## TASK TO CARRY OUT:
Return the records from the first line through the line containing "const starY = [146.0, 136.9, 128.9];", and leave out the pictures.

## INPUT:
========

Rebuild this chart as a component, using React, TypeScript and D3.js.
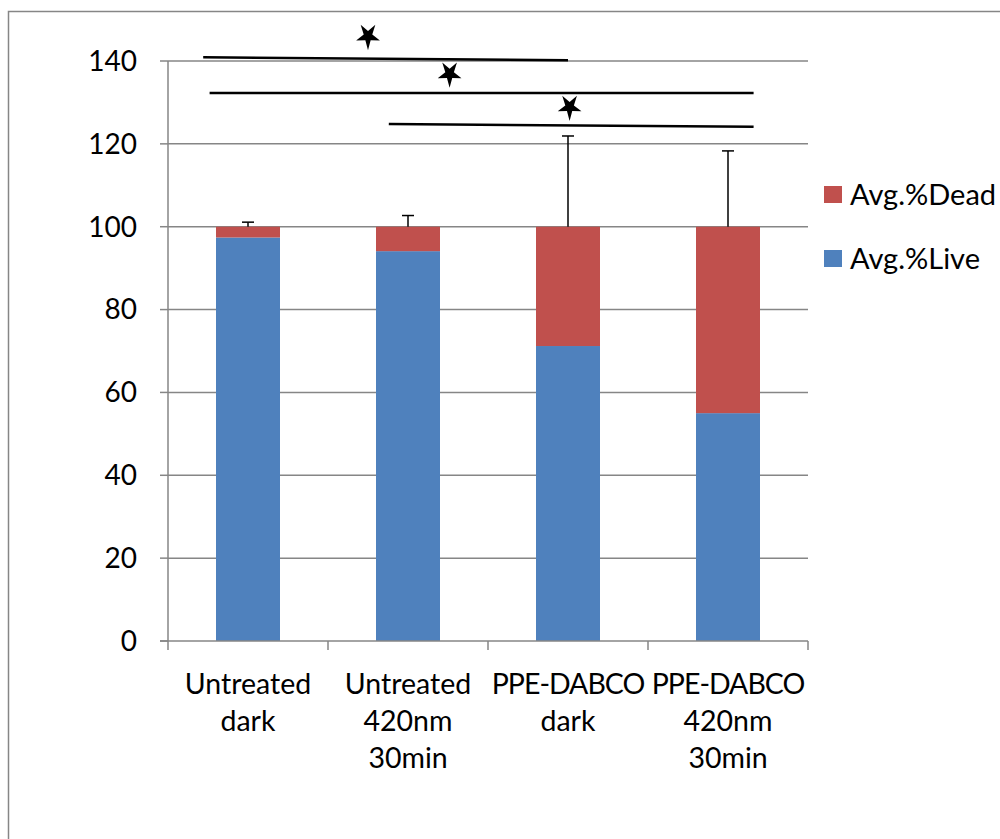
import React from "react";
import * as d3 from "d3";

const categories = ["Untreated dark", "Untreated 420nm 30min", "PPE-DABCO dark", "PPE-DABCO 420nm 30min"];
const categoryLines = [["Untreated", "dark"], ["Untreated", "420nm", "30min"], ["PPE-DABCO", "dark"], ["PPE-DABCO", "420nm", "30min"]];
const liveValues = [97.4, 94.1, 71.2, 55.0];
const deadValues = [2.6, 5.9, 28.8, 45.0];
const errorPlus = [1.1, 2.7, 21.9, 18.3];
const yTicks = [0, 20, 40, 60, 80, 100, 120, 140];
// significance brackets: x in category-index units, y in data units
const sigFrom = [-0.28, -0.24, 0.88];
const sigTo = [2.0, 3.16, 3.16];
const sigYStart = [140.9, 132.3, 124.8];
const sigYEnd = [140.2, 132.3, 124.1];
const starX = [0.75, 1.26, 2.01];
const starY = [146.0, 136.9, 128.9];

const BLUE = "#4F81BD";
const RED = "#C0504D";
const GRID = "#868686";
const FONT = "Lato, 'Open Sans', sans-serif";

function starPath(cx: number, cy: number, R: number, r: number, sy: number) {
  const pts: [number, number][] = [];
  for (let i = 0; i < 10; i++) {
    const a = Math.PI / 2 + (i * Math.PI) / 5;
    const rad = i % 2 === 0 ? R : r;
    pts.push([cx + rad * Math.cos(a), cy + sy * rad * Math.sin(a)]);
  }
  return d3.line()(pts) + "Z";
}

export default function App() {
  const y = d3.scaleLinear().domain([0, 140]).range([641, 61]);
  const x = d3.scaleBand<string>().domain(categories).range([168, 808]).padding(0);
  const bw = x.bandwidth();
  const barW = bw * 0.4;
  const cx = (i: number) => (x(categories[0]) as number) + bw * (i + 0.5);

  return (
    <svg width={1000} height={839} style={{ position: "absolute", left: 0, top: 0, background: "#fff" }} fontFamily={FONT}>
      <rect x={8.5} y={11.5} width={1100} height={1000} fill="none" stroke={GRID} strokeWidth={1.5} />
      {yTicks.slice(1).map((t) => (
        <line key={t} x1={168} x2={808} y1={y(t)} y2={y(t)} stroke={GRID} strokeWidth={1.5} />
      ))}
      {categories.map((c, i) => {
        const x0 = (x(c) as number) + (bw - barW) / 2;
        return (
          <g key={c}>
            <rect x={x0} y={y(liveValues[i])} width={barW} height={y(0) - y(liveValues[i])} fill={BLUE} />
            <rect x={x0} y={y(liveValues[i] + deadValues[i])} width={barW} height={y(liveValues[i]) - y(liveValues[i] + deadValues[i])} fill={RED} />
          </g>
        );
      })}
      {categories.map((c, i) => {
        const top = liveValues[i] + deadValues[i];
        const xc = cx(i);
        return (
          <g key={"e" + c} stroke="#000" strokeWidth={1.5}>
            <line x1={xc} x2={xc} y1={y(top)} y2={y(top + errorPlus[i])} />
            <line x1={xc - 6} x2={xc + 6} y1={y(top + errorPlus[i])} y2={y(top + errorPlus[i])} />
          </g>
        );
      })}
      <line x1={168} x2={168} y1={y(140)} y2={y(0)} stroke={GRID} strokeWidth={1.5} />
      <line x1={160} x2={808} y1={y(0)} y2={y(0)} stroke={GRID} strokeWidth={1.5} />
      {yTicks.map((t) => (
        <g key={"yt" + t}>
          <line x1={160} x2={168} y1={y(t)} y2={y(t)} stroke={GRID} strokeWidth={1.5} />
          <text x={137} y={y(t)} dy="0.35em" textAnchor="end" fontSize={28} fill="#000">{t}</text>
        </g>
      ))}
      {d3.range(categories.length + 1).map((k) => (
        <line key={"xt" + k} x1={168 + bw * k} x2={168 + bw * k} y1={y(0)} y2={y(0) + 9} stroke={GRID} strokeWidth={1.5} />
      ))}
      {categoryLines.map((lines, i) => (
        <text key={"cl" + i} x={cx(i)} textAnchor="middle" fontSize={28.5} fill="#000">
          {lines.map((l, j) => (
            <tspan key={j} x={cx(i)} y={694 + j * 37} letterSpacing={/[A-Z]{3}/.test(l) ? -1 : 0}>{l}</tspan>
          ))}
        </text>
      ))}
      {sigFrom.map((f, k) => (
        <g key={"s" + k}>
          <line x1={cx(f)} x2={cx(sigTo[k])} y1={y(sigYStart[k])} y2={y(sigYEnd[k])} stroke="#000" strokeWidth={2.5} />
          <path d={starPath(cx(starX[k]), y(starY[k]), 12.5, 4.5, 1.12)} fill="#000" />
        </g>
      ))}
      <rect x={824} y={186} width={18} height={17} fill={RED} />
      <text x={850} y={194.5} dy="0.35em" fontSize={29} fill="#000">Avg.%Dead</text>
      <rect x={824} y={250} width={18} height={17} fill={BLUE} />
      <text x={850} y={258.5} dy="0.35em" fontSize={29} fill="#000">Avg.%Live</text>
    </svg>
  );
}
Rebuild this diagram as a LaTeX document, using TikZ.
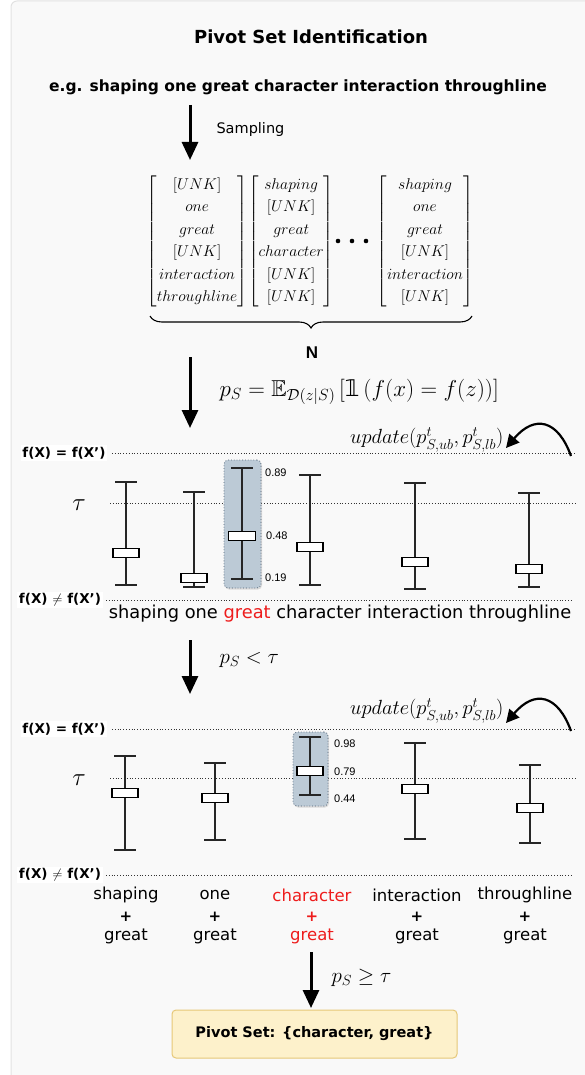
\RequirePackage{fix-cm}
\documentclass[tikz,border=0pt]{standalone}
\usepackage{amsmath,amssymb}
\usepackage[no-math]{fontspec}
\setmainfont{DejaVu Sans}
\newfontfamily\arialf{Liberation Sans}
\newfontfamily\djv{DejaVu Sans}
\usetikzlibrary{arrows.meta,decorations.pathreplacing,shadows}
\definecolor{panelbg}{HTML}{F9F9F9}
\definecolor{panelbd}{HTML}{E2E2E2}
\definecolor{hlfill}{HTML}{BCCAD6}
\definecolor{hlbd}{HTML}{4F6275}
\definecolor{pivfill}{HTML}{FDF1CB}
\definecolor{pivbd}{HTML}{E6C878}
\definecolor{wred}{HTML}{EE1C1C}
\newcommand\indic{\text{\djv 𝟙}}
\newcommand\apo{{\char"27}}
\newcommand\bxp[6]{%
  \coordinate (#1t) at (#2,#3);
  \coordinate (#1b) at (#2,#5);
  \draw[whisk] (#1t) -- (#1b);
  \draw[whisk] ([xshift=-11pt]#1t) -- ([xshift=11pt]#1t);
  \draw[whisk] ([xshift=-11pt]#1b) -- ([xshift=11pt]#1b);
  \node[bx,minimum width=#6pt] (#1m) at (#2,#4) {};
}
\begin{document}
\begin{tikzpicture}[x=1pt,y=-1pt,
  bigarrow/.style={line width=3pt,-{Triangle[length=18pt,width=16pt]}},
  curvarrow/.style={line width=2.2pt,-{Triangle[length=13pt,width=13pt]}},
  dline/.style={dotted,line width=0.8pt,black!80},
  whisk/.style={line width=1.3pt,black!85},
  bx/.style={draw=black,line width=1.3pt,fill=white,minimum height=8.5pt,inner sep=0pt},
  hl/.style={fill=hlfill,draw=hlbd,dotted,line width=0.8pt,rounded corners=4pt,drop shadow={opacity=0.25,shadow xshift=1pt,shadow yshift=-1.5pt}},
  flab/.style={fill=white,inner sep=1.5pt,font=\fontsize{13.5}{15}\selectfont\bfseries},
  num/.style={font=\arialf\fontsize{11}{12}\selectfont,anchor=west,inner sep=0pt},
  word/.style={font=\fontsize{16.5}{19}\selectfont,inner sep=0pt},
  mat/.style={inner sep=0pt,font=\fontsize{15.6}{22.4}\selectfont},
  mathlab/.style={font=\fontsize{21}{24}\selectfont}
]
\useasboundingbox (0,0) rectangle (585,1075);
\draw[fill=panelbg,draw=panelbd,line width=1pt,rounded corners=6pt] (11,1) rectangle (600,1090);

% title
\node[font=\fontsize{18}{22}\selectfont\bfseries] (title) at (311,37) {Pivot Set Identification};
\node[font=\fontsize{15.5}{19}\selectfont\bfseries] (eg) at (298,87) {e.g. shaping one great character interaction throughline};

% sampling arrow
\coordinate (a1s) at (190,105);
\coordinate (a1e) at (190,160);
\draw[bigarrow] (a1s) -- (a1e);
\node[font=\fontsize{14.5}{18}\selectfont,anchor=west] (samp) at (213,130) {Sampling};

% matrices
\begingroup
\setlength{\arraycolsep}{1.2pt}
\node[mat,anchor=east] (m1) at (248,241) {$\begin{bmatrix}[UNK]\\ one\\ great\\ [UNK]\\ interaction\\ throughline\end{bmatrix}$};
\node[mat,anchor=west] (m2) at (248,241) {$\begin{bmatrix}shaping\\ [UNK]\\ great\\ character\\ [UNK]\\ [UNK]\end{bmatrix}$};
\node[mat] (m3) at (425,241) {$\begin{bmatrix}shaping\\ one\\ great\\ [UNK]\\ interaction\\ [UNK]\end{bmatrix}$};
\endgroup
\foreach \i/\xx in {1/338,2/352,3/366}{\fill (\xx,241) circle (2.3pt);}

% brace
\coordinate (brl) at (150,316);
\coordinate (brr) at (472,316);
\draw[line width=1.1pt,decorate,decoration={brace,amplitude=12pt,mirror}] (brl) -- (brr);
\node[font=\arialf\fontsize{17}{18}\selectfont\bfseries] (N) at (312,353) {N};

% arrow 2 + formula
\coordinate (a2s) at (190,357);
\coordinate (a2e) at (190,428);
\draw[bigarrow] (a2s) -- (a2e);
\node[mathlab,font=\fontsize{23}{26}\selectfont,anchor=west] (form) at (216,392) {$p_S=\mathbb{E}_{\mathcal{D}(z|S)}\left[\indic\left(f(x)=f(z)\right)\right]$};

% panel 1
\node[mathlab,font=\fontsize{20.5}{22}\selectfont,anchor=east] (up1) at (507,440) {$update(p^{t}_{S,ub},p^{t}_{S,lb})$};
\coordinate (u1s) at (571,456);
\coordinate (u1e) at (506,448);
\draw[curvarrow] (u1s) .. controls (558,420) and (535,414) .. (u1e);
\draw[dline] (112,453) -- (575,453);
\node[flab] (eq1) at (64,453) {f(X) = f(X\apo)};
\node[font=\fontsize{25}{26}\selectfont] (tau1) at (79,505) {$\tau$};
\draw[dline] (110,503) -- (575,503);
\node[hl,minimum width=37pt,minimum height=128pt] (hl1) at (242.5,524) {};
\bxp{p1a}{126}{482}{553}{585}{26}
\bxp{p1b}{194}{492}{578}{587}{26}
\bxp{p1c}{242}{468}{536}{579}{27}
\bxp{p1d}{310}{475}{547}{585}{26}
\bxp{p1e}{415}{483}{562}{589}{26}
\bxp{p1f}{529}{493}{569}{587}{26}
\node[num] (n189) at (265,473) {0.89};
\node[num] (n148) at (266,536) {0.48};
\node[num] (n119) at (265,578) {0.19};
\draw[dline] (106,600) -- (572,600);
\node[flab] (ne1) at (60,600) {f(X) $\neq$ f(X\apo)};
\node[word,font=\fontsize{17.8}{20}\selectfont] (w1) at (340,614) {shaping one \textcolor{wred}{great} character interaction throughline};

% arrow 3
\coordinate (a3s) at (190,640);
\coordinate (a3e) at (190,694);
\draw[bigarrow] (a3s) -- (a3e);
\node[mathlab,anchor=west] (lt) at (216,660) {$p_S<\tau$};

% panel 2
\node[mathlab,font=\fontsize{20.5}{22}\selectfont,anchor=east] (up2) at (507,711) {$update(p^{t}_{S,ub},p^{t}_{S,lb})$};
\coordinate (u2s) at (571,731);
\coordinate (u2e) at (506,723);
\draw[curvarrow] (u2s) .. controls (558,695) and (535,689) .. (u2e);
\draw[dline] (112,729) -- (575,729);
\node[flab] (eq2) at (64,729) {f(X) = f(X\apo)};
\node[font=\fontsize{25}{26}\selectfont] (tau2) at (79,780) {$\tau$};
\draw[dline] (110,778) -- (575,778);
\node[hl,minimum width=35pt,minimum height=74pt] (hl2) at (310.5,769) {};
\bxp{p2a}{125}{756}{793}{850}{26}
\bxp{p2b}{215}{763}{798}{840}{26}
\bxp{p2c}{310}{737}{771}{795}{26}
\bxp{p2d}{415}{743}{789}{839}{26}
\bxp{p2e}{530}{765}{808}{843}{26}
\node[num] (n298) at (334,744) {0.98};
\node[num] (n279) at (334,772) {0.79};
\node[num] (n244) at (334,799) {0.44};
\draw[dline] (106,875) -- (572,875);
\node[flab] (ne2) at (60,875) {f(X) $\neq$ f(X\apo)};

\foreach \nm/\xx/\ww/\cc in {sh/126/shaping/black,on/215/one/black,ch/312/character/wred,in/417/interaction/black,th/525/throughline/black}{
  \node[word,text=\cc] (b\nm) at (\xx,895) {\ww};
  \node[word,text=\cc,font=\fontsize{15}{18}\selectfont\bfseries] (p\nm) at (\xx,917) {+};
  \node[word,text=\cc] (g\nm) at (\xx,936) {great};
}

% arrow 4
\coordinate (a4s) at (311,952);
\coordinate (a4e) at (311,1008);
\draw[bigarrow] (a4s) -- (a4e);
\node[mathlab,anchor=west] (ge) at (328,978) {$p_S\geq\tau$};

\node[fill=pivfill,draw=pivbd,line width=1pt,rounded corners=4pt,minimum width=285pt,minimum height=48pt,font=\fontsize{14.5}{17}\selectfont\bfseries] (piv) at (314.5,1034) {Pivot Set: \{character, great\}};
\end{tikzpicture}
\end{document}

========

## ANSWER FOR THE TASK:
Rebuild this chart as a component, using React, TypeScript and D3.js.
import React from "react";
import * as d3 from "d3";

const categories = ["Untreated dark", "Untreated 420nm 30min", "PPE-DABCO dark", "PPE-DABCO 420nm 30min"];
const categoryLines = [["Untreated", "dark"], ["Untreated", "420nm", "30min"], ["PPE-DABCO", "dark"], ["PPE-DABCO", "420nm", "30min"]];
const liveValues = [97.4, 94.1, 71.2, 55.0];
const deadValues = [2.6, 5.9, 28.8, 45.0];
const errorPlus = [1.1, 2.7, 21.9, 18.3];
const yTicks = [0, 20, 40, 60, 80, 100, 120, 140];
// significance brackets: x in category-index units, y in data units
const sigFrom = [-0.28, -0.24, 0.88];
const sigTo = [2.0, 3.16, 3.16];
const sigYStart = [140.9, 132.3, 124.8];
const sigYEnd = [140.2, 132.3, 124.1];
const starX = [0.75, 1.26, 2.01];
const starY = [146.0, 136.9, 128.9];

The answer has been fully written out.